Reagan also knew the Soviets had a lengthy history of evading arms agreements. In a world devoid of missile defenses, and with everyone else disarmed, this meant that a power possessing even one offensive missile could exert irresistible blackmail. SDI was an insurance policy against that possibility, and Reagan was not about to give it up. As he put it:

After everything had been decided, or so I thought, Gorbachev threw us a curve. With a smile on his face, he said, "This all depends, of course, on you giving up SDL" I realized he had brought me to Iceland with one purpose: to kill the Strategic Defense Initiative.

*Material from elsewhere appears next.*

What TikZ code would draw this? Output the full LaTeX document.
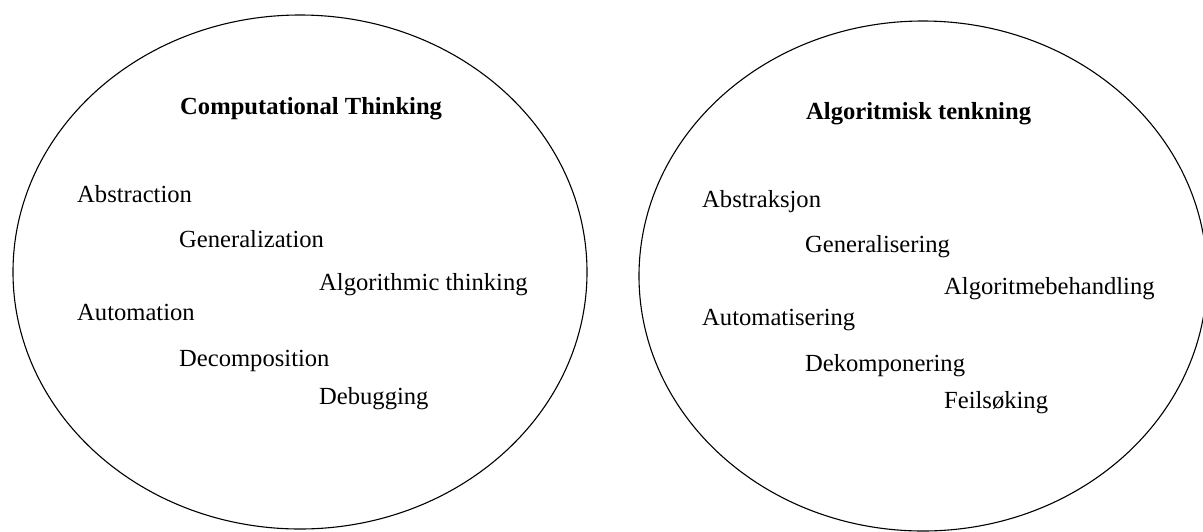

He must have known from the beginning he was going to bring it up at the last minute. "The meeting is over," I said. "Let's go . . . we're leaving."

In global-strategic terms this was Reagan's finest hour-and arguably the one that conclusively won the Cold War for the West. The president, going one-on-one with Gorbachev, not only avoided the trap set for him, but effectively turned the tables-strengthening rather than weakening the U.S. commitment to SDI. Gorbachev must have known that he had gambled, and lost.

The loss had important economic consequences. As Chief of Staff Donald Regan, an important strategist for the president's early summits with Gorbachev, later put it: "To stay in the arms race, the Russians had to spend a lot more money because President Reagan had committed the United States, with all its wealth and all its technical capacity, to developing SDI, a defensive system that made the entire Soviet missile force useless.. . . This meant that Reagan had been dealt the winning hand."